**Your objective**.
Work out how many lines of the records contain "picture". Answer with the number and nothing else.
++++ Extracted entries ++++
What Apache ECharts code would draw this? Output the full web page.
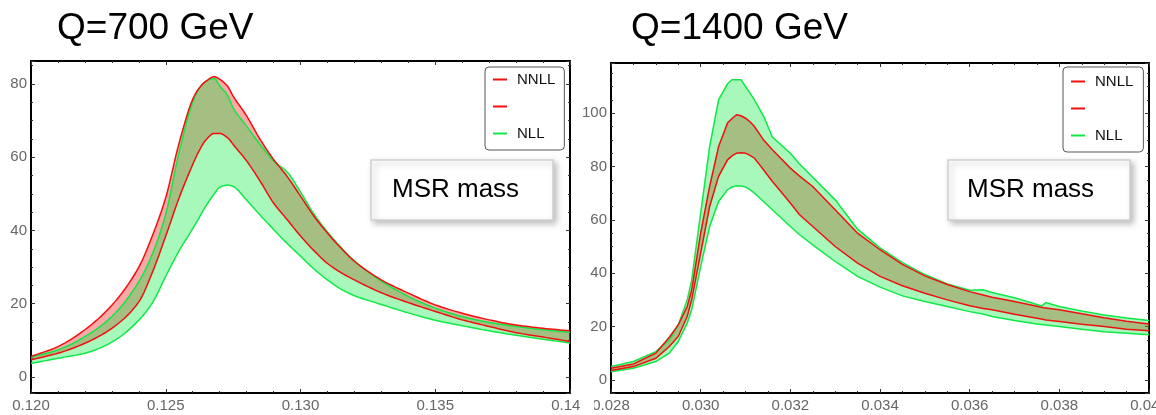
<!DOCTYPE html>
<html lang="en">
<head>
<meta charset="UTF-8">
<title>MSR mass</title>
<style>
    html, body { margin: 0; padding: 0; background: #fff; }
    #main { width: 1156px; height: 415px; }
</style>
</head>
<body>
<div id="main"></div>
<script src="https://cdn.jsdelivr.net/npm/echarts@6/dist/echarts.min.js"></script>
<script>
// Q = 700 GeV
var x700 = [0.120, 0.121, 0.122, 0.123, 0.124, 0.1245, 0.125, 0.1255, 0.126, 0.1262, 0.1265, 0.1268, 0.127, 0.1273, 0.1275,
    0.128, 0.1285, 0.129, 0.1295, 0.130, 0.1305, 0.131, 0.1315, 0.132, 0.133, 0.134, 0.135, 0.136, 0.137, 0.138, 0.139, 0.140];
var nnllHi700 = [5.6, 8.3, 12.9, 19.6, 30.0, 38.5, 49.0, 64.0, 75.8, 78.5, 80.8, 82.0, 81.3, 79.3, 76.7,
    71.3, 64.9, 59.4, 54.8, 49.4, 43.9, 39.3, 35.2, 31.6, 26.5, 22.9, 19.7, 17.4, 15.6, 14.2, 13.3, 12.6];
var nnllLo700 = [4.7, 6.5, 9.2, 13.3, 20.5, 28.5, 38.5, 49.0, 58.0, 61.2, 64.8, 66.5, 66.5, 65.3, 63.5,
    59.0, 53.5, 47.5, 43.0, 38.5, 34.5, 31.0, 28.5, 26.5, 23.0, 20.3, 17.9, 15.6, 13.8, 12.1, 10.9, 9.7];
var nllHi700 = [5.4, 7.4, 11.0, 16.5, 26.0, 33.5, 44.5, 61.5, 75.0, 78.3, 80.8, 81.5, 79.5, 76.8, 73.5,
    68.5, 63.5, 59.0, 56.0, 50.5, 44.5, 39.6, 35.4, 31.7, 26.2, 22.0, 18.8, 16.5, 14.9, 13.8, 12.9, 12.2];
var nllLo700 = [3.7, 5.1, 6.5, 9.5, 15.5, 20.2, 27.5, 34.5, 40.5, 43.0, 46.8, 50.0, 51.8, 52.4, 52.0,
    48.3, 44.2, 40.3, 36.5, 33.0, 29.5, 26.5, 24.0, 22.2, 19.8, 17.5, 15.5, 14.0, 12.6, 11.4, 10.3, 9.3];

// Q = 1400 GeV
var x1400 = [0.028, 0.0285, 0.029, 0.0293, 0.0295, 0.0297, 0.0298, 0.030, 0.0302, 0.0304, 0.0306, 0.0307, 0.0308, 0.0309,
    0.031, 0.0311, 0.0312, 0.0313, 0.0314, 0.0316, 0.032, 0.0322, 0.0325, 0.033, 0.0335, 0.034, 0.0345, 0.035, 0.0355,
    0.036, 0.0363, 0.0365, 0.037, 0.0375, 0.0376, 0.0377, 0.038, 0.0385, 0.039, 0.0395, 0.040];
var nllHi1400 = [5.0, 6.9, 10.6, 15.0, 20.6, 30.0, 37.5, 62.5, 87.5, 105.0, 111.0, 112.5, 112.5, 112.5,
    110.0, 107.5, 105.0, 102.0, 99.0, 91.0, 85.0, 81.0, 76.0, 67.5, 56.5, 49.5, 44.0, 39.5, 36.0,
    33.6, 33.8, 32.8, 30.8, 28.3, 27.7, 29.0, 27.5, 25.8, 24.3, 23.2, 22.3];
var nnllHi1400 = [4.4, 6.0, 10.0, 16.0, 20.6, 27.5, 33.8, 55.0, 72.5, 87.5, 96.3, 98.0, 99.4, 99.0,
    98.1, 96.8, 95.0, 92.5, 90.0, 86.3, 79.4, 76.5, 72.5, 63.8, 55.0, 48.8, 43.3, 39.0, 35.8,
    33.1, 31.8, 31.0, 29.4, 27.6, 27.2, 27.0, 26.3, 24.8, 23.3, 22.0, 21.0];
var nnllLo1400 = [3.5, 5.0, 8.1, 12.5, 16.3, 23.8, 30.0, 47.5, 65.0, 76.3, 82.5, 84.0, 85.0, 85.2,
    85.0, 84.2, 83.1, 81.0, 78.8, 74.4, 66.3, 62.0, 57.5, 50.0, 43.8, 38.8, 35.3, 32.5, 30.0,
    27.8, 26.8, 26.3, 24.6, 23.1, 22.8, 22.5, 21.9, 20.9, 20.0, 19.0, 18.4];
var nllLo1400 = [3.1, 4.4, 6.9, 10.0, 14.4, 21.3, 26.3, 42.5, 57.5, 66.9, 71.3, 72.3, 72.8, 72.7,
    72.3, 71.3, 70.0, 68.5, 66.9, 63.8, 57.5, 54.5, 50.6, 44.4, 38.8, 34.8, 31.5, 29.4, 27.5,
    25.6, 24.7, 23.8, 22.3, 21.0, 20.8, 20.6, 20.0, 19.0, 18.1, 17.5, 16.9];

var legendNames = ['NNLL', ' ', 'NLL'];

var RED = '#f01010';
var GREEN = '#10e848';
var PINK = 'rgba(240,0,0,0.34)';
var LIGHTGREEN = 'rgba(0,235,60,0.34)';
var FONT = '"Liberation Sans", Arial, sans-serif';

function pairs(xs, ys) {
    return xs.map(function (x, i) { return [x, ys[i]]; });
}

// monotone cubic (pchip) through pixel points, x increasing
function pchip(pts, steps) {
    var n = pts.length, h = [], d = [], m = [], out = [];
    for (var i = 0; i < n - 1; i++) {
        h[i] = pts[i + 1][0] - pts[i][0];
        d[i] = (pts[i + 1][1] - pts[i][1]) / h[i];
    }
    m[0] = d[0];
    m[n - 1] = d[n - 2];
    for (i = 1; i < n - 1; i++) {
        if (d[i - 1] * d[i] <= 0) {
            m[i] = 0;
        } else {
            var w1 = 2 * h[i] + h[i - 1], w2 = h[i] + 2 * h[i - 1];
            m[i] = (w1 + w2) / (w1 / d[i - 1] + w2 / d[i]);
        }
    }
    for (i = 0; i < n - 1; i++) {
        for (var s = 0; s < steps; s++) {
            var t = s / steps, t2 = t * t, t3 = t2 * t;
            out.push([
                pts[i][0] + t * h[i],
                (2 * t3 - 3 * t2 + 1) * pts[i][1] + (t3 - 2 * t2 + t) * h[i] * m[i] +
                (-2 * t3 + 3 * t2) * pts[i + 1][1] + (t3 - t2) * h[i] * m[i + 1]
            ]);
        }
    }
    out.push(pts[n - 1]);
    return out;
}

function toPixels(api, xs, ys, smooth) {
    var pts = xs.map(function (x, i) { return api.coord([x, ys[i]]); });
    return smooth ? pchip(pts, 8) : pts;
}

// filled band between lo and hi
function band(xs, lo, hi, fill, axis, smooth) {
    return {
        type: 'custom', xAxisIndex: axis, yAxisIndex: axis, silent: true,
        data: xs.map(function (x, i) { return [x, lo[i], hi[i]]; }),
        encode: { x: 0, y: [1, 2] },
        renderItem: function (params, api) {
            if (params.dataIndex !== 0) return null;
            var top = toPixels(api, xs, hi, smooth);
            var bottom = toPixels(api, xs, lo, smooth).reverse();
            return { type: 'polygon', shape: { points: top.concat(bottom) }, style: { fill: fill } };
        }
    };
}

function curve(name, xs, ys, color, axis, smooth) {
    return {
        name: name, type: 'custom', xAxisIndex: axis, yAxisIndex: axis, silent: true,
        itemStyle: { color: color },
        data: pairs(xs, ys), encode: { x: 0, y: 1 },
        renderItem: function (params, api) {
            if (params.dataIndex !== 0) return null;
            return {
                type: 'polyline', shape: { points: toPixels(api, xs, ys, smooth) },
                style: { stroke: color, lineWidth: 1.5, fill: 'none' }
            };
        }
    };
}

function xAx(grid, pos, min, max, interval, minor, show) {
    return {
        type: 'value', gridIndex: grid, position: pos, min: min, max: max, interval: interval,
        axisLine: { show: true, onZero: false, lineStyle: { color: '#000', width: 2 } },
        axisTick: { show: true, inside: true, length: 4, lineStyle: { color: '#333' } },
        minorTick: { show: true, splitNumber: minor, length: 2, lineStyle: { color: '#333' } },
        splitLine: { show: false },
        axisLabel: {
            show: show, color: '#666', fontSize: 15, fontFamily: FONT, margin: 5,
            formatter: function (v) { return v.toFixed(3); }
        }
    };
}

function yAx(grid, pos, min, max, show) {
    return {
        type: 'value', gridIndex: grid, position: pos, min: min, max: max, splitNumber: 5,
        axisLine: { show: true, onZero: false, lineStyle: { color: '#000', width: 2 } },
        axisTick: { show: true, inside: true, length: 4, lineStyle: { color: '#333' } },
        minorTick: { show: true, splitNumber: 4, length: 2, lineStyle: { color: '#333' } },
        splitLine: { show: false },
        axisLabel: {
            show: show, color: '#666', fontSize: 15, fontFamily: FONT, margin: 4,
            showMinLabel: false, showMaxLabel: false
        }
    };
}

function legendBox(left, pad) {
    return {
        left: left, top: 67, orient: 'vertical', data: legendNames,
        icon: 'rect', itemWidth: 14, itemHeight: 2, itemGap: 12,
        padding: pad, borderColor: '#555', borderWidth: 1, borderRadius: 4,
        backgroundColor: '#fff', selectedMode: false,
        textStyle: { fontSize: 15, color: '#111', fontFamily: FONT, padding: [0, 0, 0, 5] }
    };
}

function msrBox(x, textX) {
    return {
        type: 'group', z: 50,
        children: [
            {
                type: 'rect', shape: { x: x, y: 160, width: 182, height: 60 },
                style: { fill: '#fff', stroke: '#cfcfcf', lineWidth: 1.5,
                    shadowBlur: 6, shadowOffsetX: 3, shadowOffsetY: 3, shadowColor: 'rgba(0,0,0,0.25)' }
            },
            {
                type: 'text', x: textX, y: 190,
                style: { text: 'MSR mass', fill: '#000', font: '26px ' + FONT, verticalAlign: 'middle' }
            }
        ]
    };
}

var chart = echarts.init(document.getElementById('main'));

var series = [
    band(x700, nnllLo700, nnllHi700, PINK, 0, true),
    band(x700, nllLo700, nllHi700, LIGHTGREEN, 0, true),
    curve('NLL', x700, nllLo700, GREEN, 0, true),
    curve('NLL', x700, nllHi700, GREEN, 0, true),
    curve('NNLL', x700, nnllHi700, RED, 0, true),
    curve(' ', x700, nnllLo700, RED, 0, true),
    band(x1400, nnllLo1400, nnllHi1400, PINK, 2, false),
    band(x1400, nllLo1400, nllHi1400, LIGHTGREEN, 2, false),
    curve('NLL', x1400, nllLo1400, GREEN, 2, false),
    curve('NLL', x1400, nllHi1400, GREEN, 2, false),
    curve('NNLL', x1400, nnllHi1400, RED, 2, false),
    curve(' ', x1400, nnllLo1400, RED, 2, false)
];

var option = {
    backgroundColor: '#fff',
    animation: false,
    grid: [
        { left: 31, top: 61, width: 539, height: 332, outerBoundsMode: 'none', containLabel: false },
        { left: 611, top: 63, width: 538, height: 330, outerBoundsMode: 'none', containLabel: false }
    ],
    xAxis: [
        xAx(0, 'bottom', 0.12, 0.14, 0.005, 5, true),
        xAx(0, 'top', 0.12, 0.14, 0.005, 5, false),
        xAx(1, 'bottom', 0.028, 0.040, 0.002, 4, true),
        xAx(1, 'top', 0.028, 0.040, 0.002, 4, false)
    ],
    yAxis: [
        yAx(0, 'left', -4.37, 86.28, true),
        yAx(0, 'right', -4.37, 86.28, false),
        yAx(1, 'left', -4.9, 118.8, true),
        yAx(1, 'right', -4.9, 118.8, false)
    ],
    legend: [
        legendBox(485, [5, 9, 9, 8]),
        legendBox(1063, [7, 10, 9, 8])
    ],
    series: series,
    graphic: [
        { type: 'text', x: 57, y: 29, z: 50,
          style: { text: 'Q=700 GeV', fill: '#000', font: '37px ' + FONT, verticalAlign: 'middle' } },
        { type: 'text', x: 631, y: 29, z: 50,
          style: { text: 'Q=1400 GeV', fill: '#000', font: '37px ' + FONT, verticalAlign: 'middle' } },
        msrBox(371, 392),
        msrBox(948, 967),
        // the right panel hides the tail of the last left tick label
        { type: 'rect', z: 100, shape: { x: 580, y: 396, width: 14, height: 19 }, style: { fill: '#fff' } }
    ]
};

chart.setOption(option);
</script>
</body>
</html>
++++
++++ Extracted entries ++++
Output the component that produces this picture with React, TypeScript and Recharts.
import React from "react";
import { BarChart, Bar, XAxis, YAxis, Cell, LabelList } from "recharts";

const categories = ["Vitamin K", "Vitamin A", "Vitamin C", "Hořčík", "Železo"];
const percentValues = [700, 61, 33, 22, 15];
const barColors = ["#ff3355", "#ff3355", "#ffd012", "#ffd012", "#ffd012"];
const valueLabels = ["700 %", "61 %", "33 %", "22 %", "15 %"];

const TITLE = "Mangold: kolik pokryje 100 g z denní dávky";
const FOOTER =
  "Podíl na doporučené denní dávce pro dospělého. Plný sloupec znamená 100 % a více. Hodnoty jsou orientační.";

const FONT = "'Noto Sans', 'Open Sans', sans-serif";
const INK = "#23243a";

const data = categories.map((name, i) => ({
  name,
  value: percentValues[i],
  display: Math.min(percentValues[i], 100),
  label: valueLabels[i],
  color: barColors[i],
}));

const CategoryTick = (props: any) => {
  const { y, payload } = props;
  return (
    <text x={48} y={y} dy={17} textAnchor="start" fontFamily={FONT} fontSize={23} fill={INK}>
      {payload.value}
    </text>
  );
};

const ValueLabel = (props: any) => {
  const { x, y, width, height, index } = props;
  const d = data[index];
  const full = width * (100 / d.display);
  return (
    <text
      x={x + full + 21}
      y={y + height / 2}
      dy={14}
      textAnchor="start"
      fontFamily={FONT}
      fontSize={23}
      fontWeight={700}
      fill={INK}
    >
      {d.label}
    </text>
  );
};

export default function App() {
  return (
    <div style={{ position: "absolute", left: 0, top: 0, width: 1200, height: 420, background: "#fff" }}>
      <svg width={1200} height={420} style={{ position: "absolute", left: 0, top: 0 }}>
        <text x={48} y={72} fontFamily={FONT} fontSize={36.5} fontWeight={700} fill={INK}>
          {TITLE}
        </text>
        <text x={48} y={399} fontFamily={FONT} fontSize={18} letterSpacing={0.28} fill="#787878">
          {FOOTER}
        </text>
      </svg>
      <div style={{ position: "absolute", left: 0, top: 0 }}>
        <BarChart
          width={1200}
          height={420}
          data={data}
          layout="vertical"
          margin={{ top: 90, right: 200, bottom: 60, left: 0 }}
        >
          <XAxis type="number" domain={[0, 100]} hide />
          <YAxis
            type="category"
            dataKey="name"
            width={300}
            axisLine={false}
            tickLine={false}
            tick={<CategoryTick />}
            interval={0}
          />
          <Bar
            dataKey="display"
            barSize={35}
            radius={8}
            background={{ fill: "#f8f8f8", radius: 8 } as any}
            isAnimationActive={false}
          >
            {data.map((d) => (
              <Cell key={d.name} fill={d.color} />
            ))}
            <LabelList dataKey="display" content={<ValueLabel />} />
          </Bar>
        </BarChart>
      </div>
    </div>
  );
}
++++
++++ Extracted entries ++++
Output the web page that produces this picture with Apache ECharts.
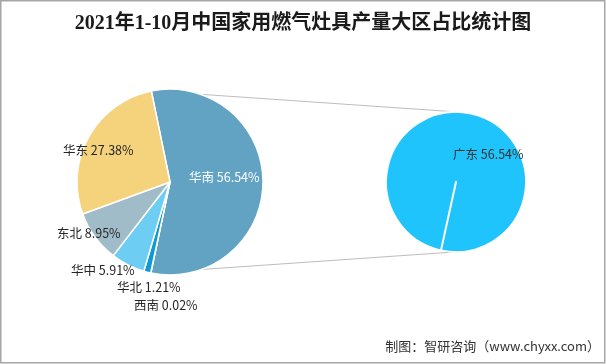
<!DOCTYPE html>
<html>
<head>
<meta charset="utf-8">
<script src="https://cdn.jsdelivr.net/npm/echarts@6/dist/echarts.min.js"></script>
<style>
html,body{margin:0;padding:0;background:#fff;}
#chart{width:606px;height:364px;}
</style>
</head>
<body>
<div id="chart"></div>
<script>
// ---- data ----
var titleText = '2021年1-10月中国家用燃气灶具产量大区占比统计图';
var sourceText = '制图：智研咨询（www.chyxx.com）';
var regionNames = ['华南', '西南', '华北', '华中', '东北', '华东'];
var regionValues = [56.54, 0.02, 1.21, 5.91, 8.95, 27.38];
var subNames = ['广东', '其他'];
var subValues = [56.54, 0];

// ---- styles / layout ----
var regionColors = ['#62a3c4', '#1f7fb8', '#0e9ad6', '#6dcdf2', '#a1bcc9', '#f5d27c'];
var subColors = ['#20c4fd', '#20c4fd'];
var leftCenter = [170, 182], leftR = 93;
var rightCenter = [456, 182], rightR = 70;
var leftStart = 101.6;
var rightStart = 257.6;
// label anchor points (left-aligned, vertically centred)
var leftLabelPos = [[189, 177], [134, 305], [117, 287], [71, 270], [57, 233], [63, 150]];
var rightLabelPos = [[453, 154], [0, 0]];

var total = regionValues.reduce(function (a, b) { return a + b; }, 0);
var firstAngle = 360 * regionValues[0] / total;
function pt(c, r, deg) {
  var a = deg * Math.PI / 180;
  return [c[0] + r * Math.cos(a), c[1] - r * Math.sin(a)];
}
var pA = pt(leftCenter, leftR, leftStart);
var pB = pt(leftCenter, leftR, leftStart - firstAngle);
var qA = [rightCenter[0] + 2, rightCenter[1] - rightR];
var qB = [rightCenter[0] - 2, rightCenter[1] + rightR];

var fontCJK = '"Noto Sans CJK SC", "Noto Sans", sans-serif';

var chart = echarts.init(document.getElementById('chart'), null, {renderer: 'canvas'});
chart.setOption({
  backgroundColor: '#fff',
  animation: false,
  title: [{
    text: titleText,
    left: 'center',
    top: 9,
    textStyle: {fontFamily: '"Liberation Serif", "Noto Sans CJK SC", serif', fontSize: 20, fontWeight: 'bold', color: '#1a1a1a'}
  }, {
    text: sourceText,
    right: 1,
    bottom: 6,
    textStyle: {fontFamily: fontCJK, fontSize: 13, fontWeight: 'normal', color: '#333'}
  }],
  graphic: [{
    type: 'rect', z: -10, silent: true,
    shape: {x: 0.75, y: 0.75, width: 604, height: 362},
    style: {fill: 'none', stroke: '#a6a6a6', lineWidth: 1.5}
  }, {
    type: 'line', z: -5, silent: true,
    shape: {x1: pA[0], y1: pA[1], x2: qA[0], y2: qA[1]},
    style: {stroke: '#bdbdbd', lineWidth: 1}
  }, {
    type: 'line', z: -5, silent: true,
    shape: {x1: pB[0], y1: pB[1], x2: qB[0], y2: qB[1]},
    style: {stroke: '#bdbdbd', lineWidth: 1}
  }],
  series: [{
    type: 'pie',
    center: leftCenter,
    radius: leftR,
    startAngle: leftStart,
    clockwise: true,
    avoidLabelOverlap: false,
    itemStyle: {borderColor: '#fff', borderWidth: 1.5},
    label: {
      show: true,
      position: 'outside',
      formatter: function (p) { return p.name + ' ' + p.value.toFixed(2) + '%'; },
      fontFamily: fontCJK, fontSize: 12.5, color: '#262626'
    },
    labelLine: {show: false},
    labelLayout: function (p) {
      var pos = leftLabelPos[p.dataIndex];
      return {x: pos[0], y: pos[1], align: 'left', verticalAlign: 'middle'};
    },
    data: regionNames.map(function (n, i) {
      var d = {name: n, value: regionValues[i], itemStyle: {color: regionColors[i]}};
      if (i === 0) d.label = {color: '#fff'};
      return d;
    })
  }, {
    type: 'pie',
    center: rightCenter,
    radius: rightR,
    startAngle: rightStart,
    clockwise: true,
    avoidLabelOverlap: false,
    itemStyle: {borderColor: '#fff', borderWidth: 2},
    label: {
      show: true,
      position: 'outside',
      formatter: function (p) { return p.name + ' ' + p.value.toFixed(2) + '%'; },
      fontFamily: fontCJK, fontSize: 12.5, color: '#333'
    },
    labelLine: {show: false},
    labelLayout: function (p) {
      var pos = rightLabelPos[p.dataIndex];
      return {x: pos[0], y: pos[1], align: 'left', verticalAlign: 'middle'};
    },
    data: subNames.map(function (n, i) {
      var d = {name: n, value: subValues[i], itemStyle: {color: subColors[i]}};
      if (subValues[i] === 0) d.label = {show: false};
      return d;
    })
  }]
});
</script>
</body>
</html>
++++
**Output for this exercise**.
2